Mouse, Clipboard, Dialog, and More

| Command | Description | |---------|-------------| | mouse move/down/up | Mouse control | | clipboard get/set | Clipboard access | | dialog accept/dismiss/info | JS dialog handling | | credentials <user> <pw> | HTTP basic auth | | download-path <dir> | Download directory | | addstyle <css> | Inject CSS | | pause / resume | JS execution control | | status / find-chrome | Daemon status, Chrome path |

For the full command reference with examples, see SKILL.md.

Authentication

State persistence

Save and restore login sessions across browser restarts:

# Login once
agent-devtools open https://app.example.com/login
agent-devtools snapshot -i
agent-devtools fill @e1 "[email protected]"
agent-devtools fill @e2 "password"
agent-devtools click @e3

# Save authenticated state
agent-devtools state save myapp

# Restore later (cookies + localStorage + sessionStorage)
agent-devtools state load myapp
agent-devtools open https://app.example.com/dashboard

Auth vault

Store credentials locally for auto-login:

# Save credentials
agent-devtools auth save github --url https://github.com/login --username user --password pass

# Auto-login (navigates, fills, submits)
agent-devtools auth login github

Sessions

Run multiple isolated browser instances simultaneously:

# Different sessions with independent Chrome instances
agent-devtools --session=prod open https://app.com
agent-devtools --session=staging open https://staging.app.com

# Each session has its own cookies, storage, and navigation history
agent-devtools --session=prod network list
agent-devtools --session=staging network list

# Check daemon status
agent-devtools --session=prod status

Connect to existing Chrome / Electron

# Auto-discover running Chrome (checks user data dirs + common ports)
agent-devtools --auto-connect snapshot -i

# Or specify port manually
agent-devtools --port=9222 snapshot -i

# Electron apps (launched with --remote-debugging-port)
/Applications/Slack.app/Contents/MacOS/Slack --remote-debugging-port=9222
agent-devtools --port=9222 snapshot -i

Configuration

Create agent-devtools.json in your project root or ~/.agent-devtools/config.json for user-level defaults.
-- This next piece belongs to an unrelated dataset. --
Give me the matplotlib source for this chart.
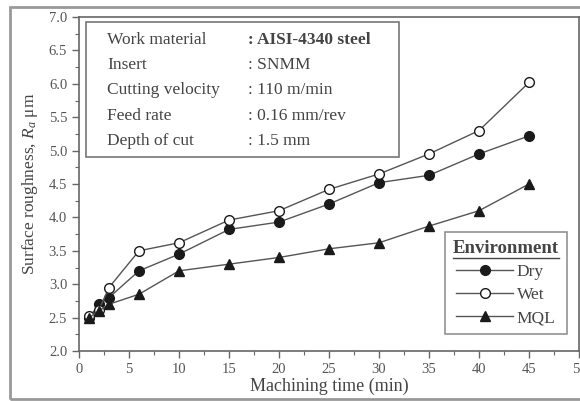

| Flag / Variable | Description | |------|-------------| | --session=NAME | Isolated session name | | --headed | Show browser window (not headless) | | --port=PORT | Connect to existing Chrome by port | | --auto-connect | Auto-discover running Chrome/Electron | | --interactive | Persistent stdin/stdout session | | --debug | Include network/URL changes in responses | | --proxy <url> | Proxy server | | --proxy-bypass <list> | Proxy bypass list | | --extension <path> | Load Chrome extension | | --allowed-domains <list> | Restrict navigation domains | | --content-boundaries | Wrap output in boundary markers | | AGENT_DEVTOOLS_SESSION | Session name (env var) | | AGENT_DEVTOOLS_DAEMON=1 | Run in daemon mode (env var) |

Security

Domain allowlist -- Restrict navigation to trusted domains: --allowed-domains "example.com,*.example.com"
Content boundaries -- Wrap output in delimiters so LLMs can distinguish tool output from untrusted page content: --content-boundaries
Proxy support -- Route all traffic through a proxy: --proxy http://localhost:8080

Interactive Mode (Pipe Mode)

Use --interactive for persistent stdin/stdout sessions, ideal for AI agent integrations and CI pipelines:

agent-devtools --interactive
> open https://example.com
< {"success":true}
< {"event":"network","url":"https://example.com/","method":"GET","status":200}
> snapshot -i
< {"success":true,"data":"- button \"Submit\" [ref=e1]\n"}
> close
< {"success":true}

One command per line, JSON responses
Network and console events stream automatically
Pair with --debug for action-triggered API request tracking

Architecture

┌─────────────┐    Unix Socket     ┌──────────────┐    WebSocket     ┌─────────┐
│   Zig CLI   │ ◄─ JSON-line ───► │  Zig Daemon  │ ◄──────────────► │  Chrome  │
│ (stateless) │                    │ (background) │                   │  (CDP)   │
└─────────────┘                    └──────────────┘                  └─────────┘

Single binary -- Same executable acts as both CLI and daemon (AGENT_DEVTOOLS_DAEMON=1)
Session-based -- Each --session gets its own daemon + Chrome instance
Unix Domain Socket -- CLI communicates with daemon via {session}.sock (newline-delimited JSON)
Direct CDP -- No Playwright/Puppeteer intermediary. WebSocket to Chrome's DevTools protocol
Auto-lifecycle -- Daemon starts on first command, idle timeout after 10 minutes
Crash detection -- Monitors CDP health (30 consecutive failures triggers shutdown)
Multi-threaded -- Concurrent event processing for network, console, and page events

Comparison with agent-browser

agent-devtools includes all core browser automation features from agent-browser, plus additional DevTools capabilities:

| Feature | agent-browser | agent-devtools | |---------|:---:|:---:| | Page navigation | Yes | Yes | | AX tree snapshot + @ref | Yes | Yes | | Click, fill, type, press | Yes | Yes | | Screenshot / PDF | Yes | Yes | | Cookies / storage | Yes | Yes | | Tab management | Yes | Yes | | Device emulation | Yes | Yes | | Eval JavaScript | Yes | Yes | | Network observation | Yes | Yes | | HAR export | Yes | Yes | | Console capture | Yes | Yes | | API reverse engineering | No | Yes (analyze + JSON schema) | | Request interception | Route (mock/abort) | intercept (mock/fail/delay) | | Flow recording/diffing | No | Yes (record + diff) | | Debug mode (--debug) | No | Yes (action → API correlation) | | Event wait (waitfor) | No | Yes (network/console/error/dialog) | | Runtime | Rust | Zig | | Dependencies | npm + Rust binary | Zero (single Zig binary) |

Platforms

| Platform | Status | |----------|--------| | macOS ARM64 (Apple Silicon) | Supported | | macOS x64 | Supported | | Linux x64 | Supported | | Linux ARM64 | Supported |

License

MIT